Только тогда, когда это испытание прошёл последний человек, нас вновь пригласили в Ленинскую комнату, назвали всех, кого приняли безоговорочно, и тех, кому были сделаны соответствующие рекомендации. Их было желательно выполнить до поездки в Североморск. Напряжение моё спало, и я уже могла разглядеть убранство Ленинской комнаты, которое заключалось в стоящих знамёнах, в различных стендах и плакатах патриотического содержания.

Через две недели нас везут в Североморск, но здесь процедура вступления гораздо короче и суше. Ну это и понятно, здесь принимают уже не классами, а школами, и нет времени на лишние разговоры.

И вот я комсомолка! Вместо красного галстука на моём чёрном переднике слева комсомольский значок: маленькое красное знамя с профилем Ленина на нём. Чувствую себя повзрослевшей, а когда нам вручают маленькие красные комсомольские билеты, то и причастной к общему большому делу. Но пока дело оказывается довольно маленьким, если говорить о членских взносах. Для школьников – это 2 коп. в месяц, но когда мы платим, то на каждой строчке нашего билета нам ставят штамп ВЛКСМ.

Большинство ребят нашего класса – комсомольцы, те, кто ещё не стал ими, – это люди второго сорта. И их жизненная цель, разумеется, тоже стать комсомольцем. Так мы думали тогда и не сомневались в своей правоте.

Конфликт

Наступила последняя четвертая четверть, и в апреле наш седьмой «в» взбунтовался против своей Нелли Гавриловны. События катились, как снежный ком. Какие-то мелочи, неудовольствие друг другом привело к тому, что мы объявили своему классному руководителю бойкот.

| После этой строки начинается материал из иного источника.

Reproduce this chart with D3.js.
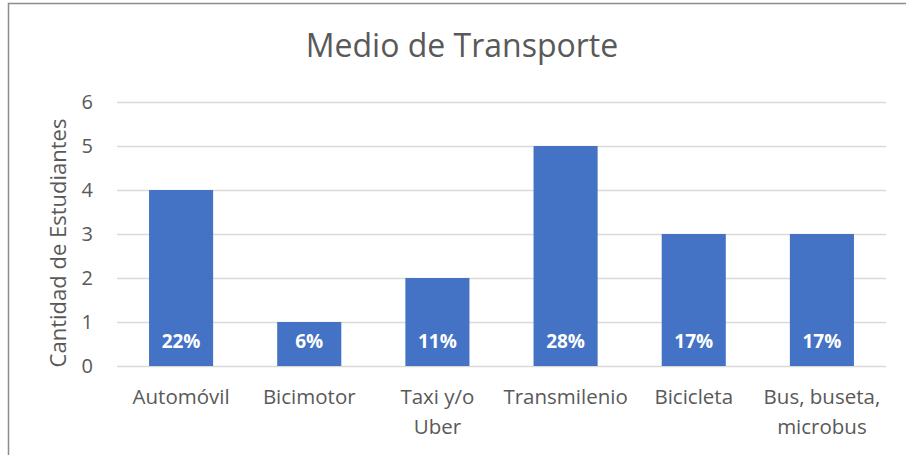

Юность жестока и беспощадна, увы. Нелли Гавриловна слегла. Мы поостыли. Первыми проявили жалость и сострадание девчонки. Навестили учительницу и повинились в том, в чём были не правы. Вроде бы восстановился внешний мир. Мы тихо закончили седьмой класс, и больше классным руководителем Нелли Гавриловна у нас не была, а вскоре, как мне кажется, совсем ушла из школы.

Восьмой «в»

К восьмому классу Ира уехала из Полярного, её папу перевели в Ригу. Мы писали друг другу письма.

Но без подруг невозможно, и теперь моей подругой стала Света Зажирей. Конечно, я знала её и раньше, но издалека. Когда-то на новогоднем карнавале в Доме офицеров я увидела её в маскарадном костюме герцога Бекингема (Света очень высокая девочка), а её подружка изображала Анну Австрийскую. К своему стыду, я тогда ещё не читала бессмертный роман Дюма.

Света Зажирей жила в так называемом сталинском доме. Квартиры здесь были двухкомнатные, но комнаты больше, а потолки выше, чем в позже построенных хрущёвских домах. Комнаты располагались одна за другой, затем кухня, а параллельный им неширокий коридор упирался в двери ванной комнаты и туалета. Вполне стандартная и знакомая многим планировка.

Когда я уехала из Полярного, мои родители переехали в такую же квартиру, в сталинский дом. Я в ней не жила, бывала лишь на каникулах, поэтому квартира эта для меня осталась чужой.

Шла вторая четверть учебного года в восьмом классе, когда у нас появился новенький по имени Олег. В отличие от шумного, хулиганистого Тушканова Олега – его тёзка был тихим интеллигентным мальчиком в очках. Да к тому же отличником. Мы с девчонками никак не могли расслышать его фамилию, когда его вызывали к доске, пока на оставленной им тетрадке не прочитали: Хлопунов.

Хлопунов Олег жил в доме Светы Зажирей, только в другом подъезде. И, разумеется, я влюбилась теперь уже в этого Олега. Самое интересное, что мне казалось, что я ему тоже нравлюсь, поэтому я вела себя самым глупым образом.